Dito CME net loss soars to P8.3 billion in H1

Elijah Felice Rosales - The Philippine Star

MANILA, Philippines — Dennis Uy’s Dito CME Holdings Corp. saw its net loss worsen by five times in the first half due to the weakening of the peso against foreign currencies and the settlement of loans taken from Chinese banks.

In a disclosure to the Philippine Stock Exchange, Dito CME said that its net loss quadrupled to P8.3 billion in the first semester from P2.05 billion a year ago, as the firm dealt with the double whammy of forex fluctuations and debt payments.

During the period, Dito CME’s revenue grew by tenfold to P3.03 billion from P286.39 million, as Dito Telecommunity Corp. widened its subscriber base to 9.64 million.

However, expenses incurred by Dito CME more than doubled to P9.82 billion from P4.17 billion, as Dito Telecommunity spent more for infrastructure projects to expand its network reach. Further, the communications arm of Uy’s Udenna Group said its finances took a hit from the depreciation of the peso and the maturity of its loans.

Dito CME said it incurred a forex loss of P7.26 billion in the first half due to the peso’s weakening against the  dollar and Chinese yuan, the currencies in which its loans are denominated in.

Likewise, interest expenses jumped by fivefold to P1.47 billion from P281.45 million, as the firm paid for its lease and interest-bearing liabilities.

Dito CME also reported that it has withdrawn $1.18 billion of the $1.3 billion in loan facilities that it secured from various financing institutions abroad.

Dito CME said these borrowings are scheduled to mature between April to October this year. On the other hand, the firm renewed the $500 million loan from China Minsheng Bank to May 2023 and plans to do the same for some $800 million in obligations to the Bank of China.

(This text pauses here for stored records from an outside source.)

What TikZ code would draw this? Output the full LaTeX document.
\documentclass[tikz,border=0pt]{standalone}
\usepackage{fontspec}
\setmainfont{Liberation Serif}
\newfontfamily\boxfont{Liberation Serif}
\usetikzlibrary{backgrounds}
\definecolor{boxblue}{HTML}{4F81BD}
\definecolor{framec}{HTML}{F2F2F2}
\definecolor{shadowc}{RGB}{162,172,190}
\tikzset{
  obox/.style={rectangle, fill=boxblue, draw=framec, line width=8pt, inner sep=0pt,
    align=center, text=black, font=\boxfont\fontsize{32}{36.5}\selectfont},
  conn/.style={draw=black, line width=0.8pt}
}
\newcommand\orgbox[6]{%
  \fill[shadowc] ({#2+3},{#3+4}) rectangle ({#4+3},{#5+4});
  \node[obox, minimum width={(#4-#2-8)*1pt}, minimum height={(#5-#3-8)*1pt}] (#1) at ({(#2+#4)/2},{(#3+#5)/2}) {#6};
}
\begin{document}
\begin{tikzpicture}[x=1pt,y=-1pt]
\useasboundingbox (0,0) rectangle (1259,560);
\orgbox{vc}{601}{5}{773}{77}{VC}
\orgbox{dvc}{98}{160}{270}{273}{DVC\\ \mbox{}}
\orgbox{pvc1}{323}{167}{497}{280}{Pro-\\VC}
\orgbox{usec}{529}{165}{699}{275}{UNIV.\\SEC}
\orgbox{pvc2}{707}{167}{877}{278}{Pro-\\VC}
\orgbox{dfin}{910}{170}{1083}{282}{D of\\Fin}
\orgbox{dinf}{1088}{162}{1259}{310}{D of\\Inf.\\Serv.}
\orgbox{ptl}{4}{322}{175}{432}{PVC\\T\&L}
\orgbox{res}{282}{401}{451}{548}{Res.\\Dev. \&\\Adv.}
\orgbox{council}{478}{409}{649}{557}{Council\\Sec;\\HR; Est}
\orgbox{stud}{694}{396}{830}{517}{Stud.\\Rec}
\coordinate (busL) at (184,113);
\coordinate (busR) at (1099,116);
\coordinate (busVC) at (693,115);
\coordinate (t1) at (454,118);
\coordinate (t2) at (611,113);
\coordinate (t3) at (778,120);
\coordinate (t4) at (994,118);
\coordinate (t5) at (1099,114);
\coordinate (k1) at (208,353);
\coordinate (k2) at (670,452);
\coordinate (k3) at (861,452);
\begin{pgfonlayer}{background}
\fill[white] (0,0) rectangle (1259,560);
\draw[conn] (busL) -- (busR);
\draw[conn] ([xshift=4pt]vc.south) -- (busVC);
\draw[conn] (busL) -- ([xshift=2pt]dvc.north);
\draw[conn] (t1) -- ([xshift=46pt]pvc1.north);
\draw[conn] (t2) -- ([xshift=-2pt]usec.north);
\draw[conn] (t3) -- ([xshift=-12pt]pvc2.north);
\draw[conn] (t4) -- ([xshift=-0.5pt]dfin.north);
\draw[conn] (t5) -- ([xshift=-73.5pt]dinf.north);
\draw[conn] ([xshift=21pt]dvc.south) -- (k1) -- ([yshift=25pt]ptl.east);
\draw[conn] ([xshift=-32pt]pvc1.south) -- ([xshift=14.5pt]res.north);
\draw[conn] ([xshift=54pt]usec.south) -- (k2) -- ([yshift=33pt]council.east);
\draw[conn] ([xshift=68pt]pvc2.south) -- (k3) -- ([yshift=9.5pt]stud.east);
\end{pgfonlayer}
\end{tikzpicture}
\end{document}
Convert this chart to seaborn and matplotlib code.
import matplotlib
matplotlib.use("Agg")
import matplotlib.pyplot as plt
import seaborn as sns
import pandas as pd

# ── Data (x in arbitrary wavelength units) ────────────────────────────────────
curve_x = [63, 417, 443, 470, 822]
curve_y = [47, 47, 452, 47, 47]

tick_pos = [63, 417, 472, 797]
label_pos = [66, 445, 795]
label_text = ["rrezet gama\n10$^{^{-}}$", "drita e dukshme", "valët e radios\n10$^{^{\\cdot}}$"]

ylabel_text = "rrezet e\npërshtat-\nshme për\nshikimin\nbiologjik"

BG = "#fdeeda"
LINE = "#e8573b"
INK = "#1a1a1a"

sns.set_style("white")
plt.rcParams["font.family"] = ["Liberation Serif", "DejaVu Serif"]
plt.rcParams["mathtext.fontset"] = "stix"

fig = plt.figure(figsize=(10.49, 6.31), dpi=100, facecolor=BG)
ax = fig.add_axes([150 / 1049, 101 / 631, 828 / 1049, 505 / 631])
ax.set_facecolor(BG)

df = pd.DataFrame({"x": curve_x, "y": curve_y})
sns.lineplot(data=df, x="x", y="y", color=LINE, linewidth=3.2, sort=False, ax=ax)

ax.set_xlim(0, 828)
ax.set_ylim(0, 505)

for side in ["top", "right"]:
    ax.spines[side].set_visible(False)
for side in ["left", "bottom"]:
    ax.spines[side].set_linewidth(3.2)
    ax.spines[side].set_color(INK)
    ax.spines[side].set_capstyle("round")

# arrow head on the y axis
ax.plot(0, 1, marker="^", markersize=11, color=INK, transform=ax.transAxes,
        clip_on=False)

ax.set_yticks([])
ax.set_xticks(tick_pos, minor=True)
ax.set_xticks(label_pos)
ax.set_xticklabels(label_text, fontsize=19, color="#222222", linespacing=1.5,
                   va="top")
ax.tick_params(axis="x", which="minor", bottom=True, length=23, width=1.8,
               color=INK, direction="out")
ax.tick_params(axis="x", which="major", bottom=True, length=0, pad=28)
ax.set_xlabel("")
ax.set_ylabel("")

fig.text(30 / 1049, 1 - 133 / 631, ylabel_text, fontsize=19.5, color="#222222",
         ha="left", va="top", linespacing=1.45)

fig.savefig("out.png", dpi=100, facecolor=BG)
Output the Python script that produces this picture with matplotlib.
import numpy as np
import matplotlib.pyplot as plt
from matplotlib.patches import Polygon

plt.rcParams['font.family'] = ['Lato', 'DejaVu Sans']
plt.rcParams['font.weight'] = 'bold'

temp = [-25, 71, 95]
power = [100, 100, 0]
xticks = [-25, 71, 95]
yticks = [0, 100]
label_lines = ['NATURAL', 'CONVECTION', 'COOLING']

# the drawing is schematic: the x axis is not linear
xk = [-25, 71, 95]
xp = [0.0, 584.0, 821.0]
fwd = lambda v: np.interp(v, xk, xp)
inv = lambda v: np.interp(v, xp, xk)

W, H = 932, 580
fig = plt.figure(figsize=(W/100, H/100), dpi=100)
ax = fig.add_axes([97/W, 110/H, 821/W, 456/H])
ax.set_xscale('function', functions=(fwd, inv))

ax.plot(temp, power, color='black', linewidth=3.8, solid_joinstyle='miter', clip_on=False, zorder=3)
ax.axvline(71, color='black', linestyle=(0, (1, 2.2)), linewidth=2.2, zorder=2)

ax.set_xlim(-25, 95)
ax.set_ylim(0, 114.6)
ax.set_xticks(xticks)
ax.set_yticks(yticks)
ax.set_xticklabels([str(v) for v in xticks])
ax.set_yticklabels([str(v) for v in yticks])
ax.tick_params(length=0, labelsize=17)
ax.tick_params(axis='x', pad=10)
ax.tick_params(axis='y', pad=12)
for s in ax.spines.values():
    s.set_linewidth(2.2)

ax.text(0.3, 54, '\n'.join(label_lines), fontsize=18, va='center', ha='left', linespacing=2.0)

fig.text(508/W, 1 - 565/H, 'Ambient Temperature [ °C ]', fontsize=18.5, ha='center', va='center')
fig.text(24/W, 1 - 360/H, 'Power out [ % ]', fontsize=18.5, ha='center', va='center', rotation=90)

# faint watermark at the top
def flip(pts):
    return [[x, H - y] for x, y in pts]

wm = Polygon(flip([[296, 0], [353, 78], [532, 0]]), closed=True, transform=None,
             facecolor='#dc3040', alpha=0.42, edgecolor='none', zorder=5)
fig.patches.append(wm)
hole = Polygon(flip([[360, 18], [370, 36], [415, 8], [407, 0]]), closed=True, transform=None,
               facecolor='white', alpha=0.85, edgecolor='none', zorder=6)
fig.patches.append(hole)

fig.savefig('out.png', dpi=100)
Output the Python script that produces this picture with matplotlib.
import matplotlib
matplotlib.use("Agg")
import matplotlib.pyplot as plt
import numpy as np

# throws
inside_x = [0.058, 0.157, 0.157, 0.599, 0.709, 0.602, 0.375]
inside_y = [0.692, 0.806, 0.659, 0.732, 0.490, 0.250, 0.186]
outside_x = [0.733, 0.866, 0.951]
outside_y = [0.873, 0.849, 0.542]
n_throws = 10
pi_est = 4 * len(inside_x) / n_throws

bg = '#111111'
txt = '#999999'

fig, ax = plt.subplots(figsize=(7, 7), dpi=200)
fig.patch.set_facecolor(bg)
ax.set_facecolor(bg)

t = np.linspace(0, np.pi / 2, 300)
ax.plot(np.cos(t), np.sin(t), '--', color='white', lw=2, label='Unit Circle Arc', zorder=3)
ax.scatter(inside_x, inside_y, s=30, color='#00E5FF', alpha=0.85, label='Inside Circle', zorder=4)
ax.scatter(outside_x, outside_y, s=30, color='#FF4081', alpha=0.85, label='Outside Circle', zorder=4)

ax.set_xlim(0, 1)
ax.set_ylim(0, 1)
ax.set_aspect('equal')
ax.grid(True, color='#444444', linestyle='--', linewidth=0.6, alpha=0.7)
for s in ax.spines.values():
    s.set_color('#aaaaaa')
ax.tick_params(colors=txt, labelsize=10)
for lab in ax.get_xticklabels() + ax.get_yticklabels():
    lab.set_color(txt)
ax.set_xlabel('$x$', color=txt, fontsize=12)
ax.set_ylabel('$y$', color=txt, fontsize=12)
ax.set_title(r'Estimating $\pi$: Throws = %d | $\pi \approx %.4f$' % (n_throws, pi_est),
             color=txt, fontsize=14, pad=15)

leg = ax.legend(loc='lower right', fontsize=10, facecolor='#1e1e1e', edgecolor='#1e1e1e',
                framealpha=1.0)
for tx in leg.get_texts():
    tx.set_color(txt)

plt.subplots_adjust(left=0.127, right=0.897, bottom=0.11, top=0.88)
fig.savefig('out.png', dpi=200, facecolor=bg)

Dito CME chief financial officer Joseph John Ong said the firm hopes to rebalance its finances by renegotiating loans with the Chinese lenders and converting them into long-term debts.

“We are confident that these bridge loan facilities will be renewed until such time that these loan availments are converted into our arranged long-term loans with the same creditor banks,” Ong said.